Buruh Perempuan di Indonesia

Di Indonesia, meskipun terdapat undang-undang yang mengatur pekerja perempuan, seperti : istirahat/cuti haid, istirahat/cuti hamil dan melahirkan, istirahat/cuti keguguran, kesempatan menyusui dan fasilitas menyusui; larangan mempekerjakan pekerja perempuan hamil pada kondisi berbahaya; larangan phk karena hamil, melahirkan, gugur kandungan, atau menyusui; ketentuan mempekerjakan pekerja perempuan di malam hari; kekerasan berbasis gender (perlindungan dari kekerasan, pelecehan dan diskriminasi).
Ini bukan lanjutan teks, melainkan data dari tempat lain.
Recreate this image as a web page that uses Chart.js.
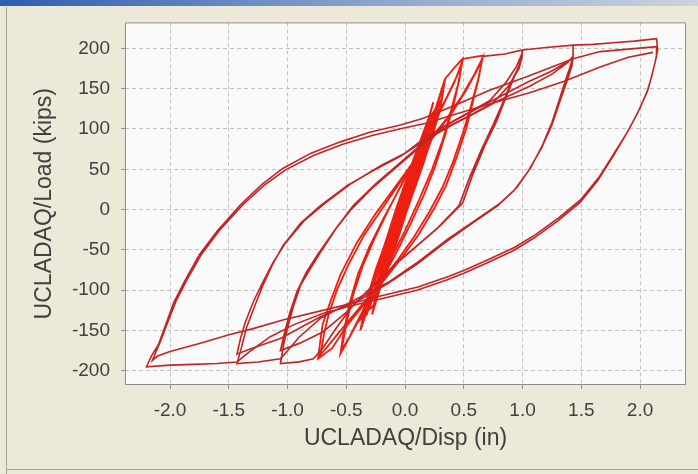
<!DOCTYPE html>
<html>
<head>
<meta charset="utf-8">
<title>UCLADAQ Load vs Disp</title>
<script src="https://cdn.jsdelivr.net/npm/chart.js@4.4.1/dist/chart.umd.min.js"></script>
<style>
  html, body { margin: 0; padding: 0; background: #ECE9D8; }
</style>
</head>
<body>
<canvas id="histeresis" width="698" height="474"></canvas>
<script>
// Marcas de los ejes
const xTicks = [-2.0, -1.5, -1.0, -0.5, 0.0, 0.5, 1.0, 1.5, 2.0];
const yTicks = [-200, -150, -100, -50, 0, 50, 100, 150, 200];
const xRange = [-2.383, 2.391];
const yRange = [-217.6, 232.2];

// Ciclos de carga [desplazamiento (in), carga (kips)]
// Ciclo de +/-2.15 in
const loop8 = [
  [1.43, 204], [1.60, 205], [1.77, 207], [1.95, 209], [2.14, 212],
  [2.15, 198], [2.13, 184], [2.10, 166], [2.06, 146], [1.98, 120], [1.88, 93], [1.77, 66], [1.64, 36], [1.49, 9],
  [1.30, -14], [1.10, -35], [0.92, -51], [0.70, -66], [0.50, -79], [0.36, -87], [0.10, -100], [-0.21, -111],
  [-0.45, -119], [-0.70, -129], [-0.95, -143], [-1.15, -158], [-1.32, -176], [-1.43, -189],
  [-1.60, -191], [-1.80, -192], [-2.00, -193], [-2.20, -195],
  [-2.16, -182], [-2.10, -168], [-2.04, -144], [-1.97, -116], [-1.88, -90], [-1.75, -56], [-1.60, -27], [-1.40, 6],
  [-1.22, 31], [-1.04, 51], [-0.80, 70], [-0.55, 84], [-0.30, 96], [-0.04, 105], [0.15, 113], [0.40, 128],
  [0.72, 148], [1.04, 165], [1.25, 177], [1.43, 187], [1.66, 196], [1.90, 199], [2.14, 202],
  [2.14, 190], [2.11, 172], [2.07, 150], [2.00, 126], [1.90, 98], [1.78, 70], [1.65, 40], [1.50, 13], [1.31, -10],
  [1.11, -31], [0.93, -47], [0.71, -62], [0.51, -75], [0.37, -83], [0.11, -96], [-0.20, -107], [-0.44, -116],
  [-0.70, -125], [-1.04, -137], [-1.30, -148], [-1.49, -155], [-1.75, -166], [-2.00, -176], [-2.11, -182], [-2.15, -187],
  [-2.13, -180], [-2.08, -163], [-2.02, -140], [-1.95, -114], [-1.86, -88], [-1.73, -55], [-1.58, -26], [-1.38, 6],
  [-1.20, 30], [-1.02, 49], [-0.78, 67], [-0.53, 81], [-0.28, 92], [-0.02, 101], [0.18, 107], [0.42, 118],
  [0.74, 132], [1.06, 145], [1.35, 159], [1.66, 177], [1.90, 189], [2.11, 195]
];

// Ciclo de +/-1.45 in
const loop7 = [
  [1.00, 198], [1.20, 201], [1.43, 204],
  [1.43, 190], [1.40, 175], [1.36, 158], [1.31, 135], [1.25, 108], [1.17, 80], [1.07, 52], [0.95, 27], [0.81, 8],
  [0.60, -13], [0.36, -37], [0.12, -64], [-0.13, -89], [-0.40, -110], [-0.72, -135], [-0.90, -158], [-1.00, -175],
  [-1.06, -185], [-1.25, -189], [-1.43, -191],
  [-1.39, -170], [-1.35, -147], [-1.28, -120], [-1.21, -94], [-1.13, -69], [-1.04, -45], [-0.89, -17], [-0.72, 5],
  [-0.49, 30], [-0.25, 50], [-0.04, 66], [0.15, 84], [0.40, 105], [0.72, 130], [1.06, 153], [1.25, 168],
  [1.38, 182], [1.43, 190],
  [1.42, 178], [1.38, 160], [1.32, 135], [1.25, 105], [1.16, 76], [1.05, 48], [0.93, 24], [0.79, 5], [0.58, -16],
  [0.34, -41], [0.10, -68], [-0.15, -92], [-0.40, -113], [-0.72, -133], [-1.06, -160], [-1.30, -172], [-1.43, -179],
  [-1.40, -160], [-1.36, -140], [-1.29, -114], [-1.21, -90], [-1.12, -65], [-1.02, -42], [-0.86, -14], [-0.68, 8],
  [-0.45, 33], [-0.20, 55], [0.00, 70], [0.18, 90], [0.42, 110], [0.74, 135], [1.04, 158], [1.25, 172], [1.40, 185]
];

// Ciclo de +/-1.0 in
const loop6 = [
  [0.66, 190], [0.85, 193], [1.00, 198],
  [0.98, 182], [0.93, 165], [0.86, 140], [0.78, 110], [0.68, 80], [0.58, 45], [0.49, 8], [0.30, -20], [0.10, -45],
  [-0.07, -66], [-0.25, -92], [-0.45, -120], [-0.60, -150], [-0.70, -172], [-0.78, -185], [-0.90, -189], [-1.06, -191],
  [-1.03, -165], [-1.00, -147], [-0.95, -120], [-0.89, -94], [-0.80, -72], [-0.72, -53], [-0.58, -22], [-0.44, 5],
  [-0.25, 32], [-0.05, 57], [0.15, 82], [0.30, 101], [0.50, 117], [0.72, 135], [0.86, 158], [0.95, 178], [1.00, 195],
  [0.97, 178], [0.91, 160], [0.84, 135], [0.75, 105], [0.65, 74], [0.55, 40], [0.46, 5], [0.27, -24], [0.07, -49],
  [-0.10, -70], [-0.28, -95], [-0.48, -125], [-0.70, -152], [-0.90, -166], [-1.06, -175],
  [-1.02, -150], [-0.98, -128], [-0.92, -102], [-0.84, -78], [-0.74, -55], [-0.60, -26], [-0.46, 0], [-0.27, 28],
  [-0.07, 53], [0.13, 78], [0.30, 98], [0.52, 114], [0.74, 131], [0.88, 153], [0.97, 175], [1.00, 192]
];

// Ciclo de +/-0.7 in
const loop5 = [
  [0.49, 187], [0.58, 189], [0.66, 191],
  [0.63, 165], [0.58, 135], [0.52, 100], [0.44, 65], [0.35, 30], [0.25, 2], [0.12, -30], [-0.02, -58],
  [-0.18, -88], [-0.35, -118], [-0.50, -145], [-0.62, -172], [-0.74, -185],
  [-0.72, -162], [-0.70, -142], [-0.63, -112], [-0.55, -81], [-0.41, -41], [-0.25, -5], [-0.10, 25], [0.05, 55],
  [0.20, 85], [0.35, 112], [0.48, 140], [0.58, 165], [0.66, 188],
  [0.62, 160], [0.56, 128], [0.49, 94], [0.41, 60], [0.32, 28], [0.21, -2], [0.08, -33], [-0.06, -62],
  [-0.22, -92], [-0.40, -124], [-0.56, -152], [-0.66, -170], [-0.72, -180],
  [-0.69, -155], [-0.65, -130], [-0.58, -100], [-0.48, -68], [-0.35, -32], [-0.20, 0], [-0.05, 32], [0.10, 62],
  [0.25, 92], [0.40, 120], [0.52, 148], [0.61, 172], [0.66, 186]
];

// Ciclo de +/-0.5 in
const loop4 = [
  [0.34, 162], [0.42, 176], [0.49, 187],
  [0.46, 160], [0.41, 128], [0.34, 92], [0.26, 55], [0.16, 18], [0.04, -20], [-0.09, -58], [-0.23, -95],
  [-0.36, -128], [-0.46, -155], [-0.55, -179],
  [-0.52, -150], [-0.47, -115], [-0.40, -80], [-0.30, -45], [-0.18, -10], [-0.05, 25], [0.08, 60], [0.20, 95],
  [0.32, 128], [0.42, 158], [0.49, 185],
  [0.45, 155], [0.39, 122], [0.32, 86], [0.23, 50], [0.12, 12], [0.00, -26], [-0.13, -64], [-0.26, -100],
  [-0.39, -134], [-0.48, -160], [-0.54, -174],
  [-0.50, -142], [-0.44, -105], [-0.36, -70], [-0.26, -36], [-0.14, 0], [-0.02, 34], [0.11, 70], [0.23, 104],
  [0.35, 138], [0.44, 165], [0.48, 180]
];

// Ciclo de +/-0.35 in
const loop3 = [
  [-0.38, -150], [-0.33, -115], [-0.25, -75], [-0.15, -35], [-0.05, 5], [0.06, 45], [0.16, 85], [0.26, 125], [0.34, 162],
  [0.30, 125], [0.22, 85], [0.12, 45], [0.01, 5], [-0.10, -35], [-0.20, -75], [-0.30, -115], [-0.38, -150],
  [-0.32, -112], [-0.24, -72], [-0.14, -32], [-0.04, 8], [0.07, 48], [0.17, 88], [0.27, 128], [0.33, 155]
];

// Ciclo de +/-0.25 in
const loop2 = [
  [-0.28, -130], [-0.22, -95], [-0.13, -50], [-0.04, -5], [0.06, 40], [0.15, 85], [0.24, 133],
  [0.17, 95], [0.08, 50], [-0.01, 5], [-0.10, -40], [-0.19, -85], [-0.28, -130]
];

// Ciclos elasticos pequenos (zona densa del centro)
const loop1 = [
  [-0.31, -122], [-0.17, -62], [-0.03, 2], [0.11, 60], [0.24, 116],
  [0.28, 118], [0.15, 60], [0.01, 2], [-0.13, -62], [-0.27, -120],
  [-0.36, -128], [-0.21, -62], [-0.07, 2], [0.07, 60], [0.20, 112],
  [0.26, 124], [0.13, 60], [-0.01, 2], [-0.15, -62], [-0.33, -130],
  [-0.38, -136], [-0.19, -62], [-0.05, 2], [0.09, 60], [0.22, 110],
  [0.29, 130], [0.16, 60], [0.02, 2], [-0.12, -62], [-0.26, -112]
];

const toPoints = arr => arr.map(p => ({ x: p[0], y: p[1] }));

const rojoOscuro = 'rgb(196,36,36)';
const rojoVivo = 'rgb(238,30,16)';

function serie(label, arr, color, ancho) {
  return {
    label: label,
    data: toPoints(arr),
    showLine: true,
    borderColor: color,
    backgroundColor: color,
    borderWidth: ancho,
    pointRadius: 0,
    tension: 0
  };
}

// Fondo de la ventana, area del grafico y marco
const marco = {
  id: 'marco',
  beforeDraw(chart) {
    const { ctx, chartArea: a, width, height } = chart;
    ctx.save();
    ctx.fillStyle = '#ECE9D8';
    ctx.fillRect(0, 0, width, height);
    const g = ctx.createLinearGradient(0, 0, width, 0);
    g.addColorStop(0, '#2D5DAE');
    g.addColorStop(0.55, '#8EA6CE');
    g.addColorStop(1, '#CBD3DF');
    ctx.fillStyle = g;
    ctx.fillRect(0, 0, width, 6);
    ctx.strokeStyle = '#A7A59A';
    ctx.lineWidth = 1;
    ctx.beginPath();
    ctx.moveTo(6.5, 7);
    ctx.lineTo(6.5, height);
    ctx.moveTo(6, height - 4.5);
    ctx.lineTo(width, height - 4.5);
    ctx.stroke();
    ctx.fillStyle = '#FAFAFA';
    ctx.fillRect(a.left, a.top, a.right - a.left, a.bottom - a.top);
    ctx.restore();
  },
  afterDatasetsDraw(chart) {
    const { ctx, chartArea: a } = chart;
    ctx.save();
    ctx.strokeStyle = '#8E8E8E';
    ctx.lineWidth = 1;
    ctx.strokeRect(a.left + 0.5, a.top + 0.5, a.right - a.left - 1, a.bottom - a.top - 1);
    ctx.restore();
  }
};

const fuenteTicks = { family: 'Liberation Sans, Arial, sans-serif', size: 19 };
const fuenteTitulo = { family: 'Liberation Sans, Arial, sans-serif', size: 23 };

new Chart(document.getElementById('histeresis'), {
  type: 'scatter',
  data: {
    datasets: [
      serie('loop8', loop8, rojoOscuro, 1.6),
      serie('loop7', loop7, rojoOscuro, 1.6),
      serie('loop6', loop6, rojoOscuro, 1.7),
      serie('loop5', loop5, rojoVivo, 1.8),
      serie('loop4', loop4, rojoVivo, 1.8),
      serie('loop3', loop3, rojoVivo, 2),
      serie('loop2', loop2, rojoVivo, 2),
      serie('loop1', loop1, rojoVivo, 2.6)
    ]
  },
  options: {
    responsive: false,
    animation: false,
    devicePixelRatio: 1,
    layout: { padding: { top: 15, right: 12, left: 0, bottom: 0 } },
    plugins: {
      legend: { display: false },
      tooltip: { enabled: false }
    },
    scales: {
      x: {
        type: 'linear',
        min: xRange[0],
        max: xRange[1],
        afterBuildTicks: s => { s.ticks = xTicks.map(v => ({ value: v })); },
        afterFit: s => { s.height = 89; },
        ticks: {
          color: '#404040',
          font: fuenteTicks,
          padding: 10,
          maxRotation: 0,
          callback: v => v.toFixed(1)
        },
        grid: {
          color: '#C2C2C2',
          lineWidth: 1,
          tickLength: 4,
          tickColor: '#8E8E8E',
          tickBorderDash: []
        },
        border: { display: false, dash: [4, 3] },
        title: {
          display: true,
          text: 'UCLADAQ/Disp (in)',
          color: '#404040',
          font: fuenteTitulo,
          padding: { top: 0, bottom: 22 }
        }
      },
      y: {
        type: 'linear',
        min: yRange[0],
        max: yRange[1],
        afterBuildTicks: s => { s.ticks = yTicks.map(v => ({ value: v })); },
        afterFit: s => { s.width = 125; },
        ticks: {
          color: '#404040',
          font: fuenteTicks,
          padding: 11,
          callback: v => String(v)
        },
        grid: {
          color: '#C2C2C2',
          lineWidth: 1,
          tickLength: 4,
          tickColor: '#8E8E8E',
          tickBorderDash: []
        },
        border: { display: false, dash: [4, 3] },
        title: {
          display: true,
          text: 'UCLADAQ/Load (kips)',
          color: '#404040',
          font: fuenteTitulo,
          padding: { top: 31, bottom: 0 }
        }
      }
    }
  },
  plugins: [marco]
});
</script>
</body>
</html>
Namun, realita berkata lain.

Menurut Mirah Sumirat, Presiden Asosiasi Pekerja (Aspek) Indonesia, selama ini pekerja perempuan di Indonesia telah menjalankan tugas ganda, yaitu sebagai pekerja dan juga sebagai perempuan yang menjalankan aktivitas rumah tangga. Pekerja perempuan banyak yang mengalami diskriminasi upah, dilarang menikah, larangan hamil, dan tidak mendapatkan hak cuti haid.

Masih banyak perempuan di daerah rural Indonesia bekerja sebagai buruh jahit yang hanya digaji 500 ribu rupiah per bulan, di bawah rata-rata upah buruh lepas sekitar 1,4 juta rupiah per bulan. Alih-alih memikirkan pendidikan dirinya dan anak-anaknya (jika sudah berkeluarga), buruh perempuan juga harus terbebani ketimpangan pendapatan. Menurut data Badan Pusat Statistik (BPS) pada tahun 2016 jumlah tenaga kerja perempuan di Indonesia mencapai 45,5 juta jiwa, dan industri manufaktur menempati posisi ketiga, sebagai sektor yang paling banyak menyerap tenaga kerja perempuan yang mencapai 6,9 juta jiwa. Angka ini diperkirankan terus meningkat seiring pertumbuhan penduduk dan maraknya tren fesyen dan fast fashion.

Tidak terbayangkan berapa banyak buruh perempuan yang menanggung beban akibat eksploitasi besar-besaran ini. Meskipun isu perempuan masuk ke dalam SDG’s, di mana setiap negara sedang berusaha mencapainya sebelum 2030 mendatang, sayangnya pemerintah seolah tutup mata, sekalinya membuka mata, hanya melirik sedikit saja pada kenyataan miris di atas. Masyarakat, khususnya perempuan, dibuat bingung seperti apa harus berbuat. Diam saja, sedangkan kebutuhan harian harus terpenuhi. Bergerak, namun tereksploitasi.